- The Washington Times - Saturday, September 25, 2004

Call Maryland’s ACC opener against Duke today a “feel good” game for the Terrapins.

After all, the conference doormat Blue Devils have one of the nation’s worst offenses (No.114) and don’t rank among the top 85 in any offensive or defensive category. It is difficult not to feel good about a game against Duke, especially when it gives Terrapins’ quarterback Joel Statham a chance to shrug off his three-interception performance in last week’s overtime loss at West Virginia.

And it would be nice to get a positive feeling around the Terps today at Wallace Wade Stadium because coach Ralph Friedgen has been angry, bitter and frustrated since the 19-16 loss to West Virginia, the team’s first defeat in 11 months.

“One of the worst things to do is be around him after a loss,” cornerback Domonique Foxworth said.

Friedgen spent the week stoking competitive fires. He opened practices yelling, “Are you hungry? Are you hungry? Then let’s get to work.” It didn’t matter that Duke has had only one winning season (1994) since coach Steve Spurrier left for Florida in 1989.
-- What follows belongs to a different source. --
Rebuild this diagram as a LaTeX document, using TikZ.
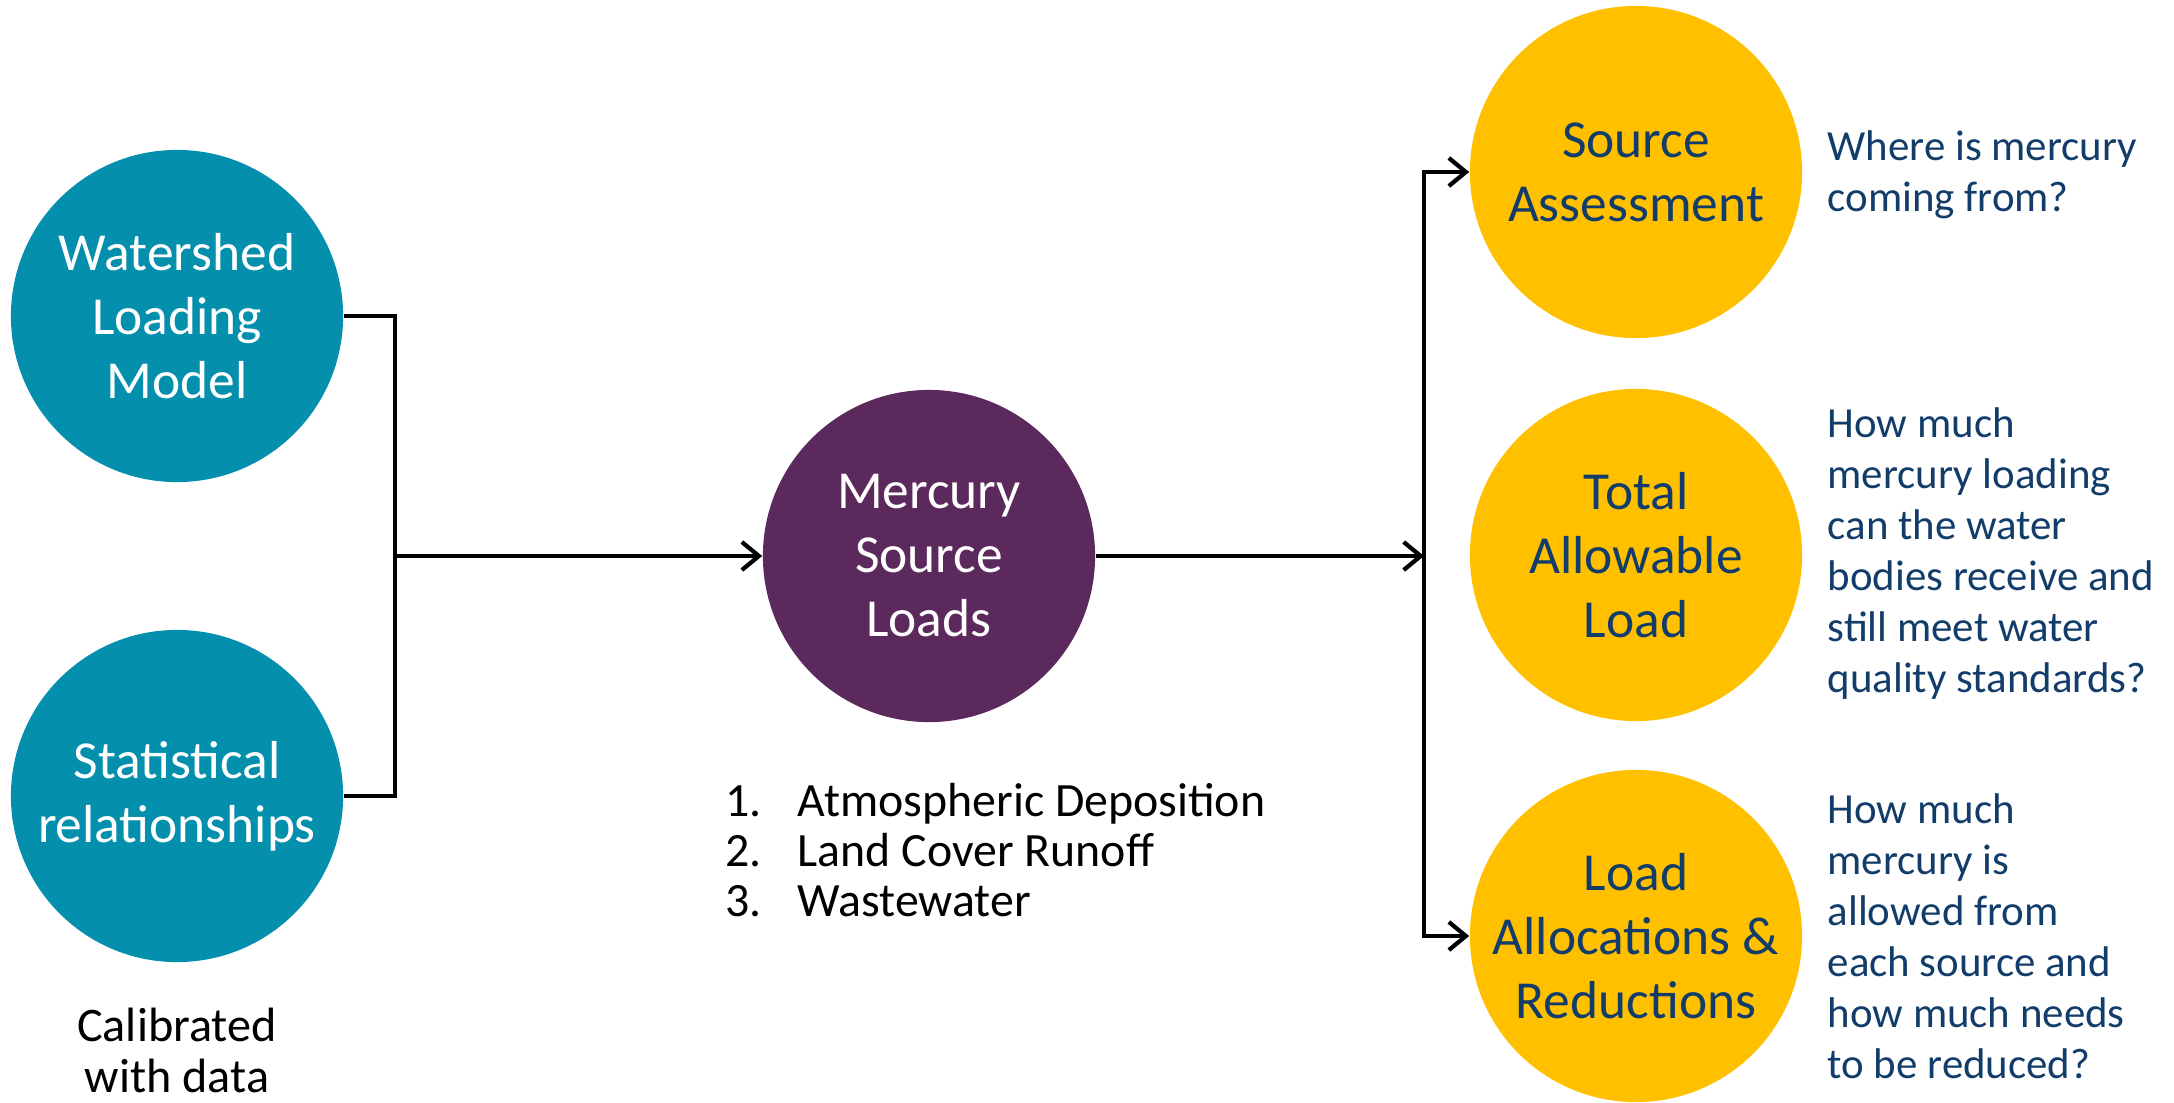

Maryland (2-1, 0-0) gets an opportunity to rout a weak opponent before taking a week off and then entering a difficult four-game stretch: Georgia Tech, N.C. State, at Clemson and Florida State. Today could be the last time Friedgen has a chance to play backups extensively or experiment.

“We’re into the ACC now, and they’re going to come at us hot,” he said. “If we go down there sleepwalking, we’re going to end up 2-2 and then I will not be very happy.”

And the Maryland players don’t want to see that again.

The Terps didn’t bang quite as hard or often during midweek practices in order to recover from a West Virginia game that Friedgen likened to “a street fight in a foreign land,” but it was still an intense week. Players did punishing up/downs that turn legs to rubber, there was some trash talking in drills and the team started to regain its edge.

“We stepped up our intensity,” offensive tackle Lou Lombardo said. “We want to go out there and continue to win. West Virginia gave us a reality check that there are teams out there that if we bring anything other than our best we’re not going to win.”

Said center Kyle Schmitt: “I think the guys came back with more desire this week. There’s definitely a little more of an attitude.”

This already has been a strange season. The Terps opened against three non-conference teams for the first time since 2000. The Terps have developed a strong rivalry with West Virginia, but Maryland was eager for ACC play.

“It has felt strange being with all these other teams and not playing ACC games,” offensive tackle Stephon Heyer said. “These other games matter in the polls but don’t have any weight in the ACC.”

The Terps need to develop offensive consistency. Statham has been shaky in two of three games, prompting Friedgen to shield him from interviews. The slow start isn’t unexpected for a sophomore with little experience, but Statham has admitted feeling pressure.

Part of Statham’s problem has been receivers and tight ends who have not run routes perfectly, resulting in interceptions and ugly incompletions. The pass protection has been better than expected but not perfect and the running game was spotty following a shoulder injury to back Josh Allen in the opener.

But any resurgence depends on Statham. Either he quits forcing plays and fumbling, which led to five turnovers against West Virginia, or the Terps could finish with their worst record in Friedgen’s four-year tenure.

“I’ll feel better when we stop turning the ball over,” Friedgen said. “We have to stop that. We can’t continue and have a chance to win. One of the things I stress is playing without error.”

If the Terps struggle against Duke, no one around College Park will feel good during the off week.